▸ **What needs to be done**: Copy all of the material exactly. Pictures are not to appear in the copy.

#### Data excerpt ####

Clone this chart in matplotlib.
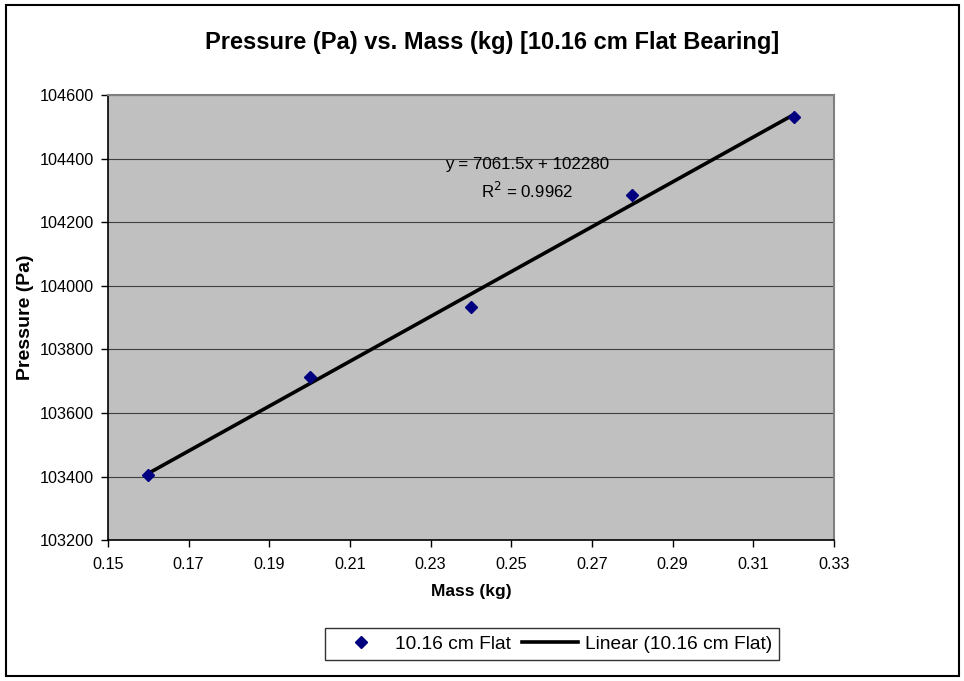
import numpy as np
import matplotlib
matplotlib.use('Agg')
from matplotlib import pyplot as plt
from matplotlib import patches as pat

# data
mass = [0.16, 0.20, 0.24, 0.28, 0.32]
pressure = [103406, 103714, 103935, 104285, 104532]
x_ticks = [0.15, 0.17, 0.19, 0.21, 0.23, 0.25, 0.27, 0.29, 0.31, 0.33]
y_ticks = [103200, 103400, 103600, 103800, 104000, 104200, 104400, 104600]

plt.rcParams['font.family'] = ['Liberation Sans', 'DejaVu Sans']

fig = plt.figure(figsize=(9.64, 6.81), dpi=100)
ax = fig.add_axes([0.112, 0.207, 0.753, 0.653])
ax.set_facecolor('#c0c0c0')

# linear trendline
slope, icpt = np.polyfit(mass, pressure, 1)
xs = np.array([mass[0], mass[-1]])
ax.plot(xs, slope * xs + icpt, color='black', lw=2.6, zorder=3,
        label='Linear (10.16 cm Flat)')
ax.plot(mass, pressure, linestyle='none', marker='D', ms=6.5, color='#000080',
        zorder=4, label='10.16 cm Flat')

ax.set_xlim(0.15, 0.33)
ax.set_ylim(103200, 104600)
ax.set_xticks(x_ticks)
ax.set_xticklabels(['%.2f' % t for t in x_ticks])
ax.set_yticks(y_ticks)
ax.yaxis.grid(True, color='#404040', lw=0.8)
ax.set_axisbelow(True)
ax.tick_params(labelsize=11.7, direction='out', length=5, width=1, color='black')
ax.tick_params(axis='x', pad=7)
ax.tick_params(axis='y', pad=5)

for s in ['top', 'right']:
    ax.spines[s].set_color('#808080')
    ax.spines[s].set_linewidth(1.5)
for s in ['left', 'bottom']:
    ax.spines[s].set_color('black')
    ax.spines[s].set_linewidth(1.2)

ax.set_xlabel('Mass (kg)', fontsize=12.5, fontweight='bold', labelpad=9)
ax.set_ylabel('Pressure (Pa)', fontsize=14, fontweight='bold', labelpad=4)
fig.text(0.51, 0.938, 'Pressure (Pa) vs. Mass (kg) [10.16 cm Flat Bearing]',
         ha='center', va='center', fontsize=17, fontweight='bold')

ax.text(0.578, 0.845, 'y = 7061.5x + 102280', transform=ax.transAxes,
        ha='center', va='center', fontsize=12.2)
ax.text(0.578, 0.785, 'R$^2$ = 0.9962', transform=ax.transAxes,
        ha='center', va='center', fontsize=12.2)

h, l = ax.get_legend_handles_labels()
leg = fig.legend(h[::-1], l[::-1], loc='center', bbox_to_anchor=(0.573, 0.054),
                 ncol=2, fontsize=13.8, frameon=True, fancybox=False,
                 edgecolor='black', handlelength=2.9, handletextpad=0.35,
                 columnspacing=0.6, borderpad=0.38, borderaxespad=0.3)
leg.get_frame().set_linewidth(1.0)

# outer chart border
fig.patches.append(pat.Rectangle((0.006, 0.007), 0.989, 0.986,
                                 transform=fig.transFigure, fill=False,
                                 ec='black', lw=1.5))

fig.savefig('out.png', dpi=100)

####

▸ **Reply to the task**:
Clone this chart in matplotlib.
import numpy as np
import matplotlib
matplotlib.use('Agg')
from matplotlib import pyplot as plt
from matplotlib import patches as pat

# data
mass = [0.16, 0.20, 0.24, 0.28, 0.32]
pressure = [103406, 103714, 103935, 104285, 104532]
x_ticks = [0.15, 0.17, 0.19, 0.21, 0.23, 0.25, 0.27, 0.29, 0.31, 0.33]
y_ticks = [103200, 103400, 103600, 103800, 104000, 104200, 104400, 104600]

plt.rcParams['font.family'] = ['Liberation Sans', 'DejaVu Sans']

fig = plt.figure(figsize=(9.64, 6.81), dpi=100)
ax = fig.add_axes([0.112, 0.207, 0.753, 0.653])
ax.set_facecolor('#c0c0c0')

# linear trendline
slope, icpt = np.polyfit(mass, pressure, 1)
xs = np.array([mass[0], mass[-1]])
ax.plot(xs, slope * xs + icpt, color='black', lw=2.6, zorder=3,
        label='Linear (10.16 cm Flat)')
ax.plot(mass, pressure, linestyle='none', marker='D', ms=6.5, color='#000080',
        zorder=4, label='10.16 cm Flat')

ax.set_xlim(0.15, 0.33)
ax.set_ylim(103200, 104600)
ax.set_xticks(x_ticks)
ax.set_xticklabels(['%.2f' % t for t in x_ticks])
ax.set_yticks(y_ticks)
ax.yaxis.grid(True, color='#404040', lw=0.8)
ax.set_axisbelow(True)
ax.tick_params(labelsize=11.7, direction='out', length=5, width=1, color='black')
ax.tick_params(axis='x', pad=7)
ax.tick_params(axis='y', pad=5)

for s in ['top', 'right']:
    ax.spines[s].set_color('#808080')
    ax.spines[s].set_linewidth(1.5)
for s in ['left', 'bottom']:
    ax.spines[s].set_color('black')
    ax.spines[s].set_linewidth(1.2)

ax.set_xlabel('Mass (kg)', fontsize=12.5, fontweight='bold', labelpad=9)
ax.set_ylabel('Pressure (Pa)', fontsize=14, fontweight='bold', labelpad=4)
fig.text(0.51, 0.938, 'Pressure (Pa) vs. Mass (kg) [10.16 cm Flat Bearing]',
         ha='center', va='center', fontsize=17, fontweight='bold')

ax.text(0.578, 0.845, 'y = 7061.5x + 102280', transform=ax.transAxes,
        ha='center', va='center', fontsize=12.2)
ax.text(0.578, 0.785, 'R$^2$ = 0.9962', transform=ax.transAxes,
        ha='center', va='center', fontsize=12.2)

h, l = ax.get_legend_handles_labels()
leg = fig.legend(h[::-1], l[::-1], loc='center', bbox_to_anchor=(0.573, 0.054),
                 ncol=2, fontsize=13.8, frameon=True, fancybox=False,
                 edgecolor='black', handlelength=2.9, handletextpad=0.35,
                 columnspacing=0.6, borderpad=0.38, borderaxespad=0.3)
leg.get_frame().set_linewidth(1.0)

# outer chart border
fig.patches.append(pat.Rectangle((0.006, 0.007), 0.989, 0.986,
                                 transform=fig.transFigure, fill=False,
                                 ec='black', lw=1.5))

fig.savefig('out.png', dpi=100)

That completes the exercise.